--- START OF Raw data ---
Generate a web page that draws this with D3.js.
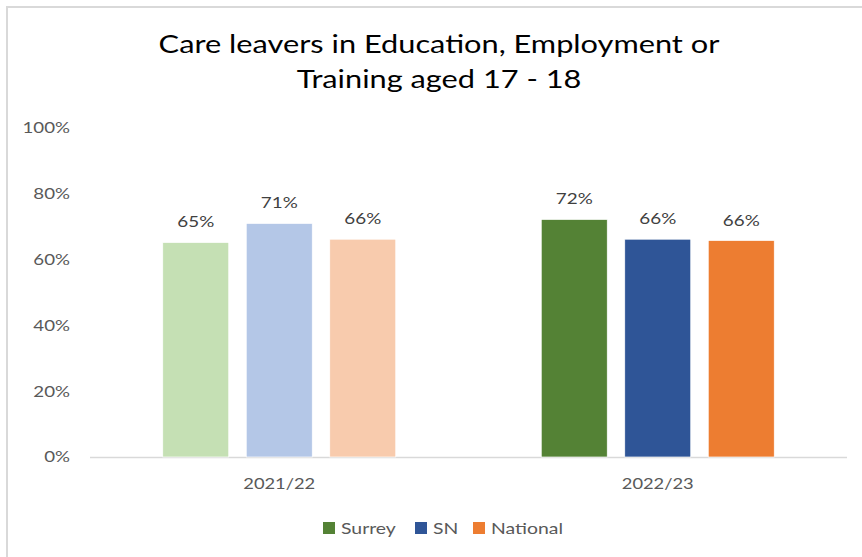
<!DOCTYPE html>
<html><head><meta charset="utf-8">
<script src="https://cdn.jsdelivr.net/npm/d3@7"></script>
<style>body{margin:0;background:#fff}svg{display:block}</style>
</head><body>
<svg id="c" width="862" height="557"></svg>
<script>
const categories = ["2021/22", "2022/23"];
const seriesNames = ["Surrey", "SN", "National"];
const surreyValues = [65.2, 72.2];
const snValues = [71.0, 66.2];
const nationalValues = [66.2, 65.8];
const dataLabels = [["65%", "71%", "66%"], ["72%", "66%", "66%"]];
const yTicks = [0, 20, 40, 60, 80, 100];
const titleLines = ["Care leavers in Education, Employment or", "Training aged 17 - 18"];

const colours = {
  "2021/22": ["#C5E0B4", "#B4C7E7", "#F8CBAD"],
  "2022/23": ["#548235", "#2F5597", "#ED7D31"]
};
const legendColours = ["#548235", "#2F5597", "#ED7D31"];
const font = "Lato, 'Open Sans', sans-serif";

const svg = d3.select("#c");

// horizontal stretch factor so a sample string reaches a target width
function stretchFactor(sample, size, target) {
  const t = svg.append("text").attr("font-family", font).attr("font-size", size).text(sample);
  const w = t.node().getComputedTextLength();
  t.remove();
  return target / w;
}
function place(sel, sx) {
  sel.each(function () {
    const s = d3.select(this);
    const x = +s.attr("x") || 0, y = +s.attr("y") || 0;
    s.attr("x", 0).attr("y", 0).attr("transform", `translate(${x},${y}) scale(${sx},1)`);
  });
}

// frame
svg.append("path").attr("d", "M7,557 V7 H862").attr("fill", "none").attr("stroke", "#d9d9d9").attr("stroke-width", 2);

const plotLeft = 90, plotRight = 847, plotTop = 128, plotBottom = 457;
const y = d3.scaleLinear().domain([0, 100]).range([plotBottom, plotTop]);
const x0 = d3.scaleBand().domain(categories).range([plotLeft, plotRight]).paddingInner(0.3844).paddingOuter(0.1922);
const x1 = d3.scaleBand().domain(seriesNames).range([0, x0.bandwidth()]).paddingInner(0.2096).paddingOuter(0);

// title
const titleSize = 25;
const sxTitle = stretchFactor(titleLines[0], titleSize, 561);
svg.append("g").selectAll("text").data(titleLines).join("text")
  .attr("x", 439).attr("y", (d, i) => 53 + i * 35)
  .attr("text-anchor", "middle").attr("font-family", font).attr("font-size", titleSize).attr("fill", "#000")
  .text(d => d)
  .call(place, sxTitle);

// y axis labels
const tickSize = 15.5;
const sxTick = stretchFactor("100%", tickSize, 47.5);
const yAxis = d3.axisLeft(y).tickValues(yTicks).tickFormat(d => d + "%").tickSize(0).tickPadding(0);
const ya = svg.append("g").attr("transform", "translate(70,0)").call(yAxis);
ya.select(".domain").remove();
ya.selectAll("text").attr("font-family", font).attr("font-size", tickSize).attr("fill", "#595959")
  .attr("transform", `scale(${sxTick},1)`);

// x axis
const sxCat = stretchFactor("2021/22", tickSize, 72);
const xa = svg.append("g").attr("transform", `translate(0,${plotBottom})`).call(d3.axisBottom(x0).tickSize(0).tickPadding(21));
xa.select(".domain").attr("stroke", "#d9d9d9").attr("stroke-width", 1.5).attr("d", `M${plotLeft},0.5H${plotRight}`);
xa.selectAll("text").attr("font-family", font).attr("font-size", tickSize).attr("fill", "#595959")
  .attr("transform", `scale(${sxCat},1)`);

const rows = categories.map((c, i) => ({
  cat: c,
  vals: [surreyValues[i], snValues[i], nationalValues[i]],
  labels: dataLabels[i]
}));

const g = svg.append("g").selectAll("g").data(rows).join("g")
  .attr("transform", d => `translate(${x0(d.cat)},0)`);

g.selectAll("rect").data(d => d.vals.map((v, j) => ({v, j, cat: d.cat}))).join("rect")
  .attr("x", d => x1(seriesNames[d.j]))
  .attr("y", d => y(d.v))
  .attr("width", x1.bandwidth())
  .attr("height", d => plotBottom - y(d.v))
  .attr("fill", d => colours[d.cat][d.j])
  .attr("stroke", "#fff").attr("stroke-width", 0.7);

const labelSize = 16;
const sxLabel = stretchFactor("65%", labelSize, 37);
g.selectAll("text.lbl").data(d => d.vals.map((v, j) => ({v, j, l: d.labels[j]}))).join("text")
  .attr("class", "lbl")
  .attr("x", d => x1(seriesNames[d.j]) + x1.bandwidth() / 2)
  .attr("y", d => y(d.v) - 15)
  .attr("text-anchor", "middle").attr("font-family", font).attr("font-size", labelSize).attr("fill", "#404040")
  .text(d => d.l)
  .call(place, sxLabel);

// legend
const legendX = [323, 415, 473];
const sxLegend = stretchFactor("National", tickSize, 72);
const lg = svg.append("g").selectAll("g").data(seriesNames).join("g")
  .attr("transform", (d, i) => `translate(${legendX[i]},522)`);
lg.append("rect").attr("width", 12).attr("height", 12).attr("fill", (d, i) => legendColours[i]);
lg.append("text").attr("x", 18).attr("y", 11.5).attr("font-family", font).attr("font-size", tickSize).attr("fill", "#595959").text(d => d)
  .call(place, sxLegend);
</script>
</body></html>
--- END OF Raw data ---
_What to work on_. Return the listing above word for word, with the pictures removed.

_Answer to the exercise_.
Generate a web page that draws this with D3.js.
<!DOCTYPE html>
<html><head><meta charset="utf-8">
<script src="https://cdn.jsdelivr.net/npm/d3@7"></script>
<style>body{margin:0;background:#fff}svg{display:block}</style>
</head><body>
<svg id="c" width="862" height="557"></svg>
<script>
const categories = ["2021/22", "2022/23"];
const seriesNames = ["Surrey", "SN", "National"];
const surreyValues = [65.2, 72.2];
const snValues = [71.0, 66.2];
const nationalValues = [66.2, 65.8];
const dataLabels = [["65%", "71%", "66%"], ["72%", "66%", "66%"]];
const yTicks = [0, 20, 40, 60, 80, 100];
const titleLines = ["Care leavers in Education, Employment or", "Training aged 17 - 18"];

const colours = {
  "2021/22": ["#C5E0B4", "#B4C7E7", "#F8CBAD"],
  "2022/23": ["#548235", "#2F5597", "#ED7D31"]
};
const legendColours = ["#548235", "#2F5597", "#ED7D31"];
const font = "Lato, 'Open Sans', sans-serif";

const svg = d3.select("#c");

// horizontal stretch factor so a sample string reaches a target width
function stretchFactor(sample, size, target) {
  const t = svg.append("text").attr("font-family", font).attr("font-size", size).text(sample);
  const w = t.node().getComputedTextLength();
  t.remove();
  return target / w;
}
function place(sel, sx) {
  sel.each(function () {
    const s = d3.select(this);
    const x = +s.attr("x") || 0, y = +s.attr("y") || 0;
    s.attr("x", 0).attr("y", 0).attr("transform", `translate(${x},${y}) scale(${sx},1)`);
  });
}

// frame
svg.append("path").attr("d", "M7,557 V7 H862").attr("fill", "none").attr("stroke", "#d9d9d9").attr("stroke-width", 2);

const plotLeft = 90, plotRight = 847, plotTop = 128, plotBottom = 457;
const y = d3.scaleLinear().domain([0, 100]).range([plotBottom, plotTop]);
const x0 = d3.scaleBand().domain(categories).range([plotLeft, plotRight]).paddingInner(0.3844).paddingOuter(0.1922);
const x1 = d3.scaleBand().domain(seriesNames).range([0, x0.bandwidth()]).paddingInner(0.2096).paddingOuter(0);

// title
const titleSize = 25;
const sxTitle = stretchFactor(titleLines[0], titleSize, 561);
svg.append("g").selectAll("text").data(titleLines).join("text")
  .attr("x", 439).attr("y", (d, i) => 53 + i * 35)
  .attr("text-anchor", "middle").attr("font-family", font).attr("font-size", titleSize).attr("fill", "#000")
  .text(d => d)
  .call(place, sxTitle);

// y axis labels
const tickSize = 15.5;
const sxTick = stretchFactor("100%", tickSize, 47.5);
const yAxis = d3.axisLeft(y).tickValues(yTicks).tickFormat(d => d + "%").tickSize(0).tickPadding(0);
const ya = svg.append("g").attr("transform", "translate(70,0)").call(yAxis);
ya.select(".domain").remove();
ya.selectAll("text").attr("font-family", font).attr("font-size", tickSize).attr("fill", "#595959")
  .attr("transform", `scale(${sxTick},1)`);

// x axis
const sxCat = stretchFactor("2021/22", tickSize, 72);
const xa = svg.append("g").attr("transform", `translate(0,${plotBottom})`).call(d3.axisBottom(x0).tickSize(0).tickPadding(21));
xa.select(".domain").attr("stroke", "#d9d9d9").attr("stroke-width", 1.5).attr("d", `M${plotLeft},0.5H${plotRight}`);
xa.selectAll("text").attr("font-family", font).attr("font-size", tickSize).attr("fill", "#595959")
  .attr("transform", `scale(${sxCat},1)`);

const rows = categories.map((c, i) => ({
  cat: c,
  vals: [surreyValues[i], snValues[i], nationalValues[i]],
  labels: dataLabels[i]
}));

const g = svg.append("g").selectAll("g").data(rows).join("g")
  .attr("transform", d => `translate(${x0(d.cat)},0)`);

g.selectAll("rect").data(d => d.vals.map((v, j) => ({v, j, cat: d.cat}))).join("rect")
  .attr("x", d => x1(seriesNames[d.j]))
  .attr("y", d => y(d.v))
  .attr("width", x1.bandwidth())
  .attr("height", d => plotBottom - y(d.v))
  .attr("fill", d => colours[d.cat][d.j])
  .attr("stroke", "#fff").attr("stroke-width", 0.7);

const labelSize = 16;
const sxLabel = stretchFactor("65%", labelSize, 37);
g.selectAll("text.lbl").data(d => d.vals.map((v, j) => ({v, j, l: d.labels[j]}))).join("text")
  .attr("class", "lbl")
  .attr("x", d => x1(seriesNames[d.j]) + x1.bandwidth() / 2)
  .attr("y", d => y(d.v) - 15)
  .attr("text-anchor", "middle").attr("font-family", font).attr("font-size", labelSize).attr("fill", "#404040")
  .text(d => d.l)
  .call(place, sxLabel);

// legend
const legendX = [323, 415, 473];
const sxLegend = stretchFactor("National", tickSize, 72);
const lg = svg.append("g").selectAll("g").data(seriesNames).join("g")
  .attr("transform", (d, i) => `translate(${legendX[i]},522)`);
lg.append("rect").attr("width", 12).attr("height", 12).attr("fill", (d, i) => legendColours[i]);
lg.append("text").attr("x", 18).attr("y", 11.5).attr("font-family", font).attr("font-size", tickSize).attr("fill", "#595959").text(d => d)
  .call(place, sxLegend);
</script>
</body></html>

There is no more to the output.